Start at the line that has "Write a web" and stop at the line that has "const yTicks = [0, 200, 400, 600, 800, 1000, 1200, 1400];". Print those lines and all lines between them exactly, and nothing more.

* * * * * * *

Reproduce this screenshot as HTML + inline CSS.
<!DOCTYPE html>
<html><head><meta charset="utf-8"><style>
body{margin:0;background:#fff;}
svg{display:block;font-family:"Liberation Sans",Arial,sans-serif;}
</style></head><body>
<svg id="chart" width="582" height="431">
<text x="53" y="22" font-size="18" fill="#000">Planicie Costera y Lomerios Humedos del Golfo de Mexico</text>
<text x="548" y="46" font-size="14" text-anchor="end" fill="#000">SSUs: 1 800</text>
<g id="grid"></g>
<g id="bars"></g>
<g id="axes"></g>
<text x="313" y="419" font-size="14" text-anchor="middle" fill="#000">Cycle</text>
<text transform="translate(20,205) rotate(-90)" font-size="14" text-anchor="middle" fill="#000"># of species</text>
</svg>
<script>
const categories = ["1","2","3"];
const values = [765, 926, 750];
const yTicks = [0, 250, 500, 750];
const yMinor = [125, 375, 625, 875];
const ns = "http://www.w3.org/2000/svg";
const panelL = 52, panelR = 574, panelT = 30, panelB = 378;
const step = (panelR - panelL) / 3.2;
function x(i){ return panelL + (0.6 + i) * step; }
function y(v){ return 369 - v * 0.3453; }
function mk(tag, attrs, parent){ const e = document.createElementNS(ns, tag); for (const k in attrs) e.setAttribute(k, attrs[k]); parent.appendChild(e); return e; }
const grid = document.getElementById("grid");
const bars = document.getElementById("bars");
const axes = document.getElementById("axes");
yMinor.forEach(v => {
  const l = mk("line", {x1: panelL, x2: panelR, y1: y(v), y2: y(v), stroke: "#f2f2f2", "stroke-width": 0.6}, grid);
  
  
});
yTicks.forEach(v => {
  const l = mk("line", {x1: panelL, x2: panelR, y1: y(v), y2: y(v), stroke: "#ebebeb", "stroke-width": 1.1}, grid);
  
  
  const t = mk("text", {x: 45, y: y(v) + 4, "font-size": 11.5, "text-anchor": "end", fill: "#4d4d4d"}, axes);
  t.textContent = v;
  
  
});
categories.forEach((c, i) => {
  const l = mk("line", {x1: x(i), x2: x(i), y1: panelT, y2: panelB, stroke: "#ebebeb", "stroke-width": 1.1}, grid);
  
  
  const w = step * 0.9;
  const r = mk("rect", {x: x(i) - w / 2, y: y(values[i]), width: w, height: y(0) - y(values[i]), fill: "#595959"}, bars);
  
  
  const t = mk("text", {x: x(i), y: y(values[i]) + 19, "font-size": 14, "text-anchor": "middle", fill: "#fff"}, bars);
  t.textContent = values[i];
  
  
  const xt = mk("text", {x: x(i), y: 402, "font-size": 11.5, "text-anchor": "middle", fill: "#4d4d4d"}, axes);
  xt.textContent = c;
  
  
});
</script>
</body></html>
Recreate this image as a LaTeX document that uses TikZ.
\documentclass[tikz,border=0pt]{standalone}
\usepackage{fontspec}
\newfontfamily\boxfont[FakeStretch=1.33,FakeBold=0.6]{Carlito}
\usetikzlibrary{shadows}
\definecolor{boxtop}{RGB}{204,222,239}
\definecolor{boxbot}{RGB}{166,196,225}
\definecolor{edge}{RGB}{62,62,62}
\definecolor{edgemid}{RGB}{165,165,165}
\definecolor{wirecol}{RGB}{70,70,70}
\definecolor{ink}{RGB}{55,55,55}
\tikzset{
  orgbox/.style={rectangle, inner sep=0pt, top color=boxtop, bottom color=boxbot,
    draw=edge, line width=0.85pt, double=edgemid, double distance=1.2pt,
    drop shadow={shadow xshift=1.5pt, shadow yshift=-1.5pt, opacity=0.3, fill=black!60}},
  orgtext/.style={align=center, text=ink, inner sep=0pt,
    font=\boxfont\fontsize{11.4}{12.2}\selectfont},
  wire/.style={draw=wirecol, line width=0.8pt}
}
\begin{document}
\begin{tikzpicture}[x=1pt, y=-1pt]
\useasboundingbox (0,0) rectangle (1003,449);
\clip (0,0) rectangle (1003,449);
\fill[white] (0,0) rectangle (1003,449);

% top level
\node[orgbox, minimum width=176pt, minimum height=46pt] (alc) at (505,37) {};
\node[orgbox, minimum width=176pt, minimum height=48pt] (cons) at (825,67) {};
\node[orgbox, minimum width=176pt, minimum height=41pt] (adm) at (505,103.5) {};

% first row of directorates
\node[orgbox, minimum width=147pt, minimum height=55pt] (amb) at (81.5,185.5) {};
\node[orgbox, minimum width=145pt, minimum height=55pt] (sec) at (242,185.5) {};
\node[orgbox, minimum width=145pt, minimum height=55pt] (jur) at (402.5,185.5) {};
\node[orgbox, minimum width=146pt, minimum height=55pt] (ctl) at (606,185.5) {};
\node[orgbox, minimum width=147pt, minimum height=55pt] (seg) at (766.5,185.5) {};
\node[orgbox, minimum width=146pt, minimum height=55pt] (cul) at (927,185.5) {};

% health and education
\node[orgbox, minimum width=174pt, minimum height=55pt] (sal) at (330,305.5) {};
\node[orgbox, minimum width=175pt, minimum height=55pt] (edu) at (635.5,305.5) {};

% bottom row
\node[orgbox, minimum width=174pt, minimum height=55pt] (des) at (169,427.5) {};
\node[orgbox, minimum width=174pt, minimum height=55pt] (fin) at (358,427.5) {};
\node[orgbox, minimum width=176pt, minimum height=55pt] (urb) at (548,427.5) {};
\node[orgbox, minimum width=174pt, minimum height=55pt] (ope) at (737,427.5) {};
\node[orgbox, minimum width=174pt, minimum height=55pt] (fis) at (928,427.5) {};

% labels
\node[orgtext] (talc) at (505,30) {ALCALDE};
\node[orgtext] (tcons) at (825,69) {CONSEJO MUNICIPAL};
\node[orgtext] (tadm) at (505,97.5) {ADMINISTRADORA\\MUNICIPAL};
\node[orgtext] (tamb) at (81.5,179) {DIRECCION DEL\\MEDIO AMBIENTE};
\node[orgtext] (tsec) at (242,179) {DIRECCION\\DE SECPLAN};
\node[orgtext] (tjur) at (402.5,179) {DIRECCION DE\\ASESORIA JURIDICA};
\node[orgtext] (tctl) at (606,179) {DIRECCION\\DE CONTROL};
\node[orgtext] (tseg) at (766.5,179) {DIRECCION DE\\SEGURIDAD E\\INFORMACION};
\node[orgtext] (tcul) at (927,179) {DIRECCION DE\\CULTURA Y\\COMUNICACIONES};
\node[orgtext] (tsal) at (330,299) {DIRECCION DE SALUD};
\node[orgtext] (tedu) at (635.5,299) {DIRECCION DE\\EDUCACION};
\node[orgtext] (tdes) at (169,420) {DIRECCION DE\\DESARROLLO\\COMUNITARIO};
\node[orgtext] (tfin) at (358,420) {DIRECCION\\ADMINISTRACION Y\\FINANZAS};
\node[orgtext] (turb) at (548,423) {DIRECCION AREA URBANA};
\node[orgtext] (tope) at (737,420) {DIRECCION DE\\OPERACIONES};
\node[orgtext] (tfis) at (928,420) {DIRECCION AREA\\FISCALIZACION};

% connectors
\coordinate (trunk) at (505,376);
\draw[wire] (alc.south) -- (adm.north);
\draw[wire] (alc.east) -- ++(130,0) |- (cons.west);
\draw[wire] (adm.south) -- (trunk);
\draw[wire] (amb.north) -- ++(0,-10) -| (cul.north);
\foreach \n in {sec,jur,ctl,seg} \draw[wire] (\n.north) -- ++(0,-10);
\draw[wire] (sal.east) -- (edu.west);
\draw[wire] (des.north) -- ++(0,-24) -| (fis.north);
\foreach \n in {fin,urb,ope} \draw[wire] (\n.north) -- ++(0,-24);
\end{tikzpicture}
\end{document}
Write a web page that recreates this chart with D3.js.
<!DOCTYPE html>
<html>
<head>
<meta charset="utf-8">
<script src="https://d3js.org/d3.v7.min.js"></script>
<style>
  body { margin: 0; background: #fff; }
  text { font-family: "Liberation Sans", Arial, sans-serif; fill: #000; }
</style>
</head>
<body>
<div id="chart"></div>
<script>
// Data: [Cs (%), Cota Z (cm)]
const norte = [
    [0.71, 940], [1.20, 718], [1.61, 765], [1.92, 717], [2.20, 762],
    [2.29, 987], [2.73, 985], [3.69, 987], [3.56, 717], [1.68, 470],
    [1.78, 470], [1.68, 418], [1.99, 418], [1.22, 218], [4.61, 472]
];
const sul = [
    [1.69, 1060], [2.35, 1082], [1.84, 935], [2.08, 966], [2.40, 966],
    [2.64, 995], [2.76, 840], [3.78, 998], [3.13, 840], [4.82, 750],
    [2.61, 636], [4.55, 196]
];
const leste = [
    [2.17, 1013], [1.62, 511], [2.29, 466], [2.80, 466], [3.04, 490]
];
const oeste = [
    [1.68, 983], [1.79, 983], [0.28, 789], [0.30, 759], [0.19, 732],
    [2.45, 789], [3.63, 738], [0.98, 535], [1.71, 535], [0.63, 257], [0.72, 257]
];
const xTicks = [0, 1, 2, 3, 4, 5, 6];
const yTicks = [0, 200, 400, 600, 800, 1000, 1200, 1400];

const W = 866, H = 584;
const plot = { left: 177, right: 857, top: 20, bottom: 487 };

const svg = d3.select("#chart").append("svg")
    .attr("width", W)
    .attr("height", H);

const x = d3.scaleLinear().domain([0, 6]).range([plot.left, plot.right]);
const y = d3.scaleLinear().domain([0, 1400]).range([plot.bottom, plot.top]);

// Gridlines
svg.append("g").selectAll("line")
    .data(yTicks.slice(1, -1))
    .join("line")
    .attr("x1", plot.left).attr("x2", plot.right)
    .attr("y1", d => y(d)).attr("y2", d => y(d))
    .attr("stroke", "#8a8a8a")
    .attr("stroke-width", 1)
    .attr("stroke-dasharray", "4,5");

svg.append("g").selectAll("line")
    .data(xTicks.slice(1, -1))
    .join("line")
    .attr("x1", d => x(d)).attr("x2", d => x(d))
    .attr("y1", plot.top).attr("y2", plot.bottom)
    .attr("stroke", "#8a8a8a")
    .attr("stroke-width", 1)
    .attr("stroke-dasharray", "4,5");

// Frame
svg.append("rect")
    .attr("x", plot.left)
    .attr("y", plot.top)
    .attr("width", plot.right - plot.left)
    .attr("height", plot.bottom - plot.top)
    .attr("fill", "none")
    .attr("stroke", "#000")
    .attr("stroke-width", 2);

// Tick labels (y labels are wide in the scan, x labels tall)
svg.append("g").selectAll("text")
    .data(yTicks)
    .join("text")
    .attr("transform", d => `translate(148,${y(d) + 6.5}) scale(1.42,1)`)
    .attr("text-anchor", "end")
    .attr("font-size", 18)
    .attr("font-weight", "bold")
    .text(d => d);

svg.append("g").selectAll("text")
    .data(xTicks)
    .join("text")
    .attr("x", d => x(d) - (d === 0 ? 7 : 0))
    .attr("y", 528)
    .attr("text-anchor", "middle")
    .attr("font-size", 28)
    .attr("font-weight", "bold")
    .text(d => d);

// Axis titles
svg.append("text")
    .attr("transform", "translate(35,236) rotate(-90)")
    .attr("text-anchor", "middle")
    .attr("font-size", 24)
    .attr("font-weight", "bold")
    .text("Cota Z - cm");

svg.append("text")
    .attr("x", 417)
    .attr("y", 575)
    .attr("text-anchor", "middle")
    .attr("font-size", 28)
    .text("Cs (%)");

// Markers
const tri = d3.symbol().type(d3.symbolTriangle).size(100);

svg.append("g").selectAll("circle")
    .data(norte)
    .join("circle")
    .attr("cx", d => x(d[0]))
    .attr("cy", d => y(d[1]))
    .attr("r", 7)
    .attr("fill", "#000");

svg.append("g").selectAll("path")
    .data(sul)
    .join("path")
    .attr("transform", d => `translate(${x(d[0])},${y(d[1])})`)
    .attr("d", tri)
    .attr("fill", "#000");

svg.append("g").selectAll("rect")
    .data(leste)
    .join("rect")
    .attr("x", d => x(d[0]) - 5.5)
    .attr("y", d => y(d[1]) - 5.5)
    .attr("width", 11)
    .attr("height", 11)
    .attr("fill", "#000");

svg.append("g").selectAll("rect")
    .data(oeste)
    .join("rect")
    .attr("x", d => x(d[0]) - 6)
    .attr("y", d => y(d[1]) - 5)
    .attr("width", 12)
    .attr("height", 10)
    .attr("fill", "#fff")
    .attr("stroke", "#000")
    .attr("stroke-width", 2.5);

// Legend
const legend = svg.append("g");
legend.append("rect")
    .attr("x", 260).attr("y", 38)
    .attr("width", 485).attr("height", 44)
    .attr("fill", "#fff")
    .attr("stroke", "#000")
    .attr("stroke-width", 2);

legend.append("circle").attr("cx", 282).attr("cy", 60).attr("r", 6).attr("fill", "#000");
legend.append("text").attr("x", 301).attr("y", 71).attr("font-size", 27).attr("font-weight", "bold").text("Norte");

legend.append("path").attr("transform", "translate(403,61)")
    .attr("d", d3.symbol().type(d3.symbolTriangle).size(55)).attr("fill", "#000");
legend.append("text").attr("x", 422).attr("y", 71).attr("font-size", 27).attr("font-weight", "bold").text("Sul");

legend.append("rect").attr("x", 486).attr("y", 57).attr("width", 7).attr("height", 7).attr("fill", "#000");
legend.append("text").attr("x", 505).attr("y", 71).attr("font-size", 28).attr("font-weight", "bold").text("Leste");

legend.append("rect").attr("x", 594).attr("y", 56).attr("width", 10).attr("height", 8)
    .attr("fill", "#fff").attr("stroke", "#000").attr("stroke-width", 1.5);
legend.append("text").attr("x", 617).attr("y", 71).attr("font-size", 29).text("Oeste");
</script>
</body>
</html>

* * * * * * *

▸ Solution for this problem
Write a web page that recreates this chart with D3.js.
<!DOCTYPE html>
<html>
<head>
<meta charset="utf-8">
<script src="https://d3js.org/d3.v7.min.js"></script>
<style>
  body { margin: 0; background: #fff; }
  text { font-family: "Liberation Sans", Arial, sans-serif; fill: #000; }
</style>
</head>
<body>
<div id="chart"></div>
<script>
// Data: [Cs (%), Cota Z (cm)]
const norte = [
    [0.71, 940], [1.20, 718], [1.61, 765], [1.92, 717], [2.20, 762],
    [2.29, 987], [2.73, 985], [3.69, 987], [3.56, 717], [1.68, 470],
    [1.78, 470], [1.68, 418], [1.99, 418], [1.22, 218], [4.61, 472]
];
const sul = [
    [1.69, 1060], [2.35, 1082], [1.84, 935], [2.08, 966], [2.40, 966],
    [2.64, 995], [2.76, 840], [3.78, 998], [3.13, 840], [4.82, 750],
    [2.61, 636], [4.55, 196]
];
const leste = [
    [2.17, 1013], [1.62, 511], [2.29, 466], [2.80, 466], [3.04, 490]
];
const oeste = [
    [1.68, 983], [1.79, 983], [0.28, 789], [0.30, 759], [0.19, 732],
    [2.45, 789], [3.63, 738], [0.98, 535], [1.71, 535], [0.63, 257], [0.72, 257]
];
const xTicks = [0, 1, 2, 3, 4, 5, 6];
const yTicks = [0, 200, 400, 600, 800, 1000, 1200, 1400];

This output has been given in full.